DX:HR: It's good with Gallium Nine, but without it it's still stuttery enough to be barely playable, even on minimum settings. That's a failing grade in Steam Play.
Skyrim (non-SE, no mods): ~60 fps (max settings aside from shadows and reflections) is a bit weak, but latency and smoothness are top-notch. I don't remember Skyrim ever being close to this stutter-free even on Windows (though admittedly the last time I tried that was on a system with a lot less CPU power).

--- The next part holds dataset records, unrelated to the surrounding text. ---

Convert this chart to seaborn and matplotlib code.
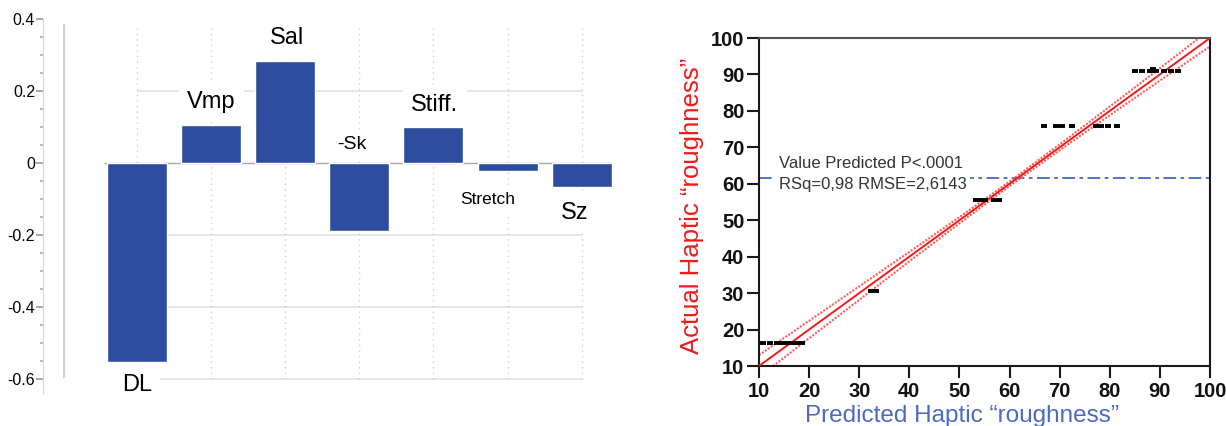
import matplotlib
matplotlib.use("Agg")
import matplotlib.pyplot as plt
from matplotlib.ticker import MultipleLocator, FixedLocator
import seaborn as sns
import pandas as pd

# ---- left panel: weights of the surface descriptors ----
descriptors = ["DL", "Vmp", "Sal", "-Sk", "Stiff.", "Stretch", "Sz"]
weights = [-0.553, 0.105, 0.283, -0.19, 0.10, -0.022, -0.067]
weight_ticks = [0.4, 0.2, 0, -0.2, -0.4, -0.6]
weight_tick_labels = ["0.4", "0.2", "0", "-0.2", "-0.4", "-0.6"]

# ---- right panel: actual vs predicted haptic roughness ----
predicted = [10.8, 12.2, 13.5, 14.5, 15.5, 16.5, 17.5, 18.5,
             32.3, 33.3,
             53.3, 54.3, 55.0, 56.8, 57.8,
             66.9, 69.2, 70.5, 72.5, 77.2, 78.3, 79.6, 81.4,
             85.0, 86.4, 88.0, 88.6, 89.2, 90.9, 92.3, 93.6, 88.6]
actual = [16.4] * 8 + [30.7] * 2 + [55.6] * 5 + [75.9] * 8 + [91.0] * 8 + [91.6]
fit_x = [10, 100]
fit_y = [10, 100]
band_x = [10, 20, 30, 40, 50, 60, 70, 80, 90, 100]
band_upper = [13.0, 22.4, 31.85, 41.3, 50.85, 60.6, 70.8, 81.2, 91.7, 102.3]
band_lower = [7.0, 17.6, 28.15, 38.7, 49.15, 59.4, 69.2, 78.8, 88.3, 97.7]
mean_actual = 61.5
axis_ticks = [10, 20, 30, 40, 50, 60, 70, 80, 90, 100]
stats_text = "Value Predicted P<.0001\nRSq=0,98 RMSE=2,6143"

sns.set_style("white")
plt.rcParams["font.family"] = ["Liberation Sans", "DejaVu Sans"]
plt.rcParams["axes.unicode_minus"] = False

W, H = 1226, 426
fig = plt.figure(figsize=(W / 100, H / 100), dpi=100)
fig.patch.set_facecolor("white")

# ================= left: bar chart =================
ax1 = fig.add_axes([62.8 / W, (H - 393) / H, 550 / W, 374 / H])
ax1.set_facecolor("white")
bar_blue = "#2e4d9e"

# grid: horizontal at major ticks, dotted vertical at each category
n = len(descriptors)
ax1.hlines([t for t in weight_ticks if t not in (0, 0.4)], 0, n - 1,
           colors="#e2e2e2", lw=1.2, zorder=0)
ax1.vlines(range(n), -0.6, 0.383, colors="#cfcfcf", lw=1.0,
           linestyles=(0, (1, 3)), zorder=0)
ax1.hlines([0], -0.45, n - 0.6, colors="#a8a8a8", lw=1.0, zorder=1)

df_w = pd.DataFrame({"descriptor": descriptors, "weight": weights})
sns.barplot(data=df_w, x="descriptor", y="weight", color=bar_blue,
            saturation=1, width=0.81, ax=ax1, zorder=3)

ax1.set_xlim(-1.0, 6.42)
ax1.set_ylim(-0.64, 0.40)
ax1.set_xlabel("")
ax1.set_ylabel("")
ax1.set_xticks([])
for s in ("top", "right", "bottom"):
    ax1.spines[s].set_visible(False)
ax1.spines["left"].set_position(("outward", 14))
ax1.spines["left"].set_color("#d6d6d6")
ax1.spines["left"].set_linewidth(0.8)
ax1.yaxis.set_major_locator(FixedLocator(weight_ticks))
ax1.set_yticklabels(weight_tick_labels)
ax1.yaxis.set_minor_locator(MultipleLocator(0.05))
ax1.tick_params(axis="y", which="major", length=5, width=1.2, color="#9a9a9a",
                labelsize=11.5, labelcolor="black", pad=1, left=True)
ax1.tick_params(axis="y", which="minor", length=2, width=1.2, color="#aaaaaa",
                left=True)
# light double rule at the plot edge
ax1.axvline(-1.0, ymin=0.045, ymax=0.984, color="#d4d4d4", lw=2.5, zorder=1)

# descriptor names placed beside their bars
label_spec = {
    "DL": (0.0, -0.619, 17),
    "Vmp": (1.0, 0.169, 17),
    "Sal": (2.02, 0.347, 17),
    "-Sk": (2.9, 0.05, 14),
    "Stiff.": (4.02, 0.161, 17),
    "Stretch": (4.73, -0.103, 12.5),
    "Sz": (5.9, -0.139, 17),
}
for name in descriptors:
    x, y, fs = label_spec[name]
    ax1.text(x, y, name, ha="center", va="center", fontsize=fs, color="black",
             zorder=2,
             bbox=dict(boxstyle="square,pad=0.35", fc="white", ec="none"))

# ================= right: actual by predicted =================
ax2 = fig.add_axes([759 / W, (H - 366) / H, 451 / W, 328 / H])
ax2.set_facecolor("white")
red = "#f01a1a"
band_red = "#ff5c5c"
mean_blue = "#4a63c0"

ax2.axhline(mean_actual, color=mean_blue, lw=1.3,
            linestyle=(0, (7, 2.5, 2, 2.5)), zorder=1)
sns.lineplot(x=band_x, y=band_upper, color=band_red, lw=1.5,
             linestyle=(0, (1, 0.7)), ax=ax2, zorder=2)
sns.lineplot(x=band_x, y=band_lower, color=band_red, lw=1.5,
             linestyle=(0, (1, 0.7)), ax=ax2, zorder=2)
sns.lineplot(x=fit_x, y=fit_y, color=red, lw=1.4, ax=ax2, zorder=3)

df_p = pd.DataFrame({"predicted": predicted, "actual": actual})
sns.scatterplot(data=df_p, x="predicted", y="actual", marker="_", s=16,
                linewidth=2.8, color="black", ax=ax2, zorder=5)

ax2.text(13.9, 62.7, stats_text, ha="left", va="center", fontsize=12,
         color="#333333", linespacing=1.55, zorder=4,
         bbox=dict(boxstyle="square,pad=0.2", fc="white", ec="none"))

ax2.set_xlim(10, 100)
ax2.set_ylim(10, 100)
ax2.set_xticks(axis_ticks)
ax2.set_yticks(axis_ticks)
for s in ax2.spines.values():
    s.set_visible(True)
    s.set_color("#1a1a1a")
    s.set_linewidth(1.5)
ax2.spines["top"].set_color("#555555")
ax2.tick_params(axis="both", which="major", direction="out", length=8.6,
                width=1.5, color="#1a1a1a", labelsize=14.5, labelcolor="#111111",
                bottom=True, left=True)
ax2.tick_params(axis="x", pad=3)
ax2.tick_params(axis="y", pad=2)
for lab in ax2.get_xticklabels() + ax2.get_yticklabels():
    lab.set_fontweight("bold")

ax2.set_xlabel("Predicted Haptic \u201croughness\u201d", fontsize=17.5,
               color="#4a6bc0", va="center")
ax2.xaxis.set_label_coords(0.45, -0.152)
ax2.set_ylabel("Actual Haptic \u201croughness\u201d", fontsize=18.5,
               color=red, va="center")
ax2.yaxis.set_label_coords(-0.1486, 0.488)

fig.savefig("out.png", dpi=100, facecolor="white")
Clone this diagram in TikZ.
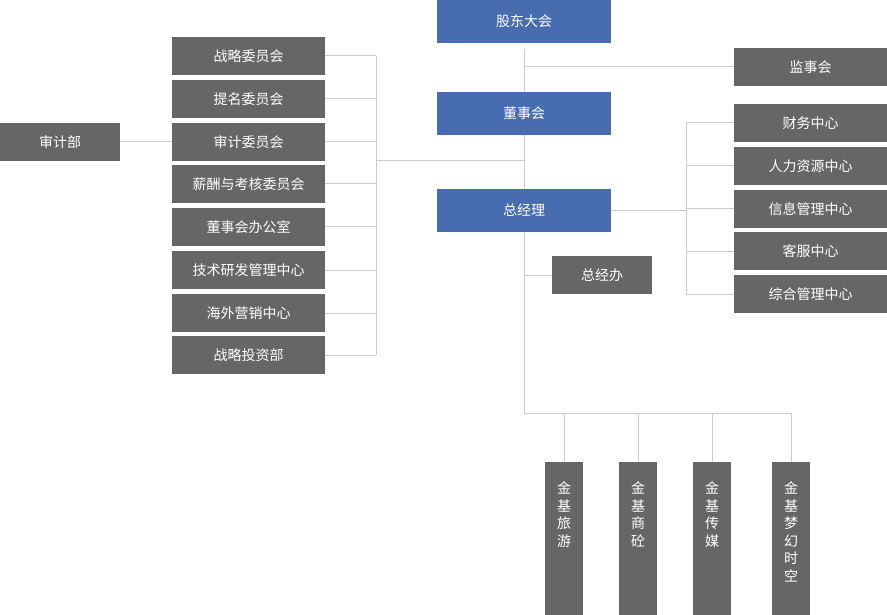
\documentclass[tikz,border=0pt]{standalone}
\usepackage{fontspec}
\usepackage{tikz}
\usetikzlibrary{positioning}
\newfontfamily\cjk{Noto Sans CJK SC}

\definecolor{boxgrey}{HTML}{666666}
\definecolor{boxblue}{HTML}{476CAF}
\definecolor{linkgrey}{HTML}{CCCCCC}

\tikzset{
  unit/.style={inner sep=0pt, outer sep=0pt, text=white,
    font=\cjk\fontsize{14}{17.5}\selectfont},
  bluebox/.style={unit, fill=boxblue, minimum width=174pt, minimum height=43pt},
  greybox/.style={unit, fill=boxgrey, minimum width=153pt, minimum height=37.5pt},
  subbox/.style={unit, fill=boxgrey, minimum width=38pt, minimum height=153pt, anchor=north},
  vtext/.style={unit, text width=14pt, align=center, anchor=north},
  link/.style={draw=linkgrey, line width=1pt}
}

\begin{document}
\begin{tikzpicture}[x=1pt,y=-1pt]
  \useasboundingbox (0,0) rectangle (887,615);

  % Main line
  \node[bluebox] (gd)  at (524,21.3)  {股东大会};
  \node[bluebox] (dsh) at (524,113.3) {董事会};
  \node[bluebox] (zjl) at (524,210.3) {总经理};

  % Supervisors
  \node[greybox] (jsh) at (810.5,67) {监事会};

  % Board committees
  \node[greybox] (wy1) at (248.5,56)  {战略委员会};
  \node[greybox] (wy2) at (248.5,99)  {提名委员会};
  \node[greybox] (wy3) at (248.5,142) {审计委员会};
  \node[greybox] (wy4) at (248.5,184) {薪酬与考核委员会};
  \node[greybox] (wy5) at (248.5,227) {董事会办公室};
  \node[greybox] (wy6) at (248.5,270) {技术研发管理中心};
  \node[greybox] (wy7) at (248.5,313) {海外营销中心};
  \node[greybox] (wy8) at (248.5,355) {战略投资部};
  \node[greybox, minimum width=120pt] (sjb) at (60,142) {审计部};

  % Centres under the general manager
  \node[greybox] (zx1) at (810.5,123) {财务中心};
  \node[greybox] (zx2) at (810.5,166) {人力资源中心};
  \node[greybox] (zx3) at (810.5,209) {信息管理中心};
  \node[greybox] (zx4) at (810.5,251) {客服中心};
  \node[greybox] (zx5) at (810.5,294) {综合管理中心};
  \node[greybox, minimum width=100pt] (zjb) at (602,275) {总经办};

  % Subsidiaries
  \node[subbox] (jj1) at (564,462) {};
  \node[subbox] (jj2) at (638,462) {};
  \node[subbox] (jj3) at (712,462) {};
  \node[subbox] (jj4) at (791,462) {};
  \node[vtext] at ([yshift=-20pt]jj1.north) {金\\基\\旅\\游};
  \node[vtext] at ([yshift=-20pt]jj2.north) {金\\基\\商\\砼};
  \node[vtext] at ([yshift=-20pt]jj3.north) {金\\基\\传\\媒};
  \node[vtext] at ([yshift=-20pt]jj4.north) {金\\基\\梦\\幻\\时\\空};

  % Connectors
  \coordinate (lbus) at (376,161);
  \coordinate (rbus) at (686,209);
  \coordinate (bbus) at (524,413);
  \draw[link] ([yshift=-6pt]gd.south) -- (dsh.north);
  \draw[link] (dsh.south) -- (zjl.north);
  \draw[link] (jsh.west) -- (jsh.west -| gd.south);
  \foreach \n in {wy1,wy2,wy3,wy4,wy5,wy6,wy7,wy8}
    \draw[link] (\n.east) -- (\n.east -| lbus);
  \draw[link] (wy1.east -| lbus) -- (wy8.east -| lbus);
  \draw[link] (lbus) -- (lbus -| dsh.south);
  \draw[link] (sjb.east) -- (wy3.west);
  \foreach \n in {zx1,zx2,zx3,zx4,zx5}
    \draw[link] (\n.west) -- (\n.west -| rbus);
  \draw[link] (zx1.west -| rbus) -- (zx5.west -| rbus);
  \draw[link] (zjl.east) -- (zjl.east -| rbus);
  \draw[link] (zjb.west) -- (zjb.west -| zjl.south);
  \draw[link] (zjl.south) -- (bbus) -| (jj4.north);
  \foreach \n in {jj1,jj2,jj3}
    \draw[link] (\n.north) -- (\n.north |- bbus);
\end{tikzpicture}
\end{document}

Just Cause 2: It looks like there's a bug in Steam Play's setup of the Wine prefix. It's probably easy enough to fix by Wine standards (though I haven't tried), but by the kind of ease-of-use standards we're looking at here it's a failure.
Mass Effect 2: Flawless.
Mirror's Edge: Stuttery, but I haven't yet found a way to play it that isn't, including on Windows. It's good enough for casual play and about as good as on Windows+Nvidia, but significantly worse than Windows+AMD and even that is pretty shoddy for speedrunning.
Totally Accurate Battlegrounds: They added anti-cheat (EQU8) since I last tried this, and that doesn't seem to get along with Wine.
Worlds Adrift: EAC works, so maybe my previous thoughts on Wine and anti-cheat are off-base, but it looks like it messes with DXVK, hanging the system's graphics badly enough that ctrl-alt-F2 doesn't help. I'm not inclined to blame DXVK; it isn't exactly the first time Worlds Adrift has done things like this.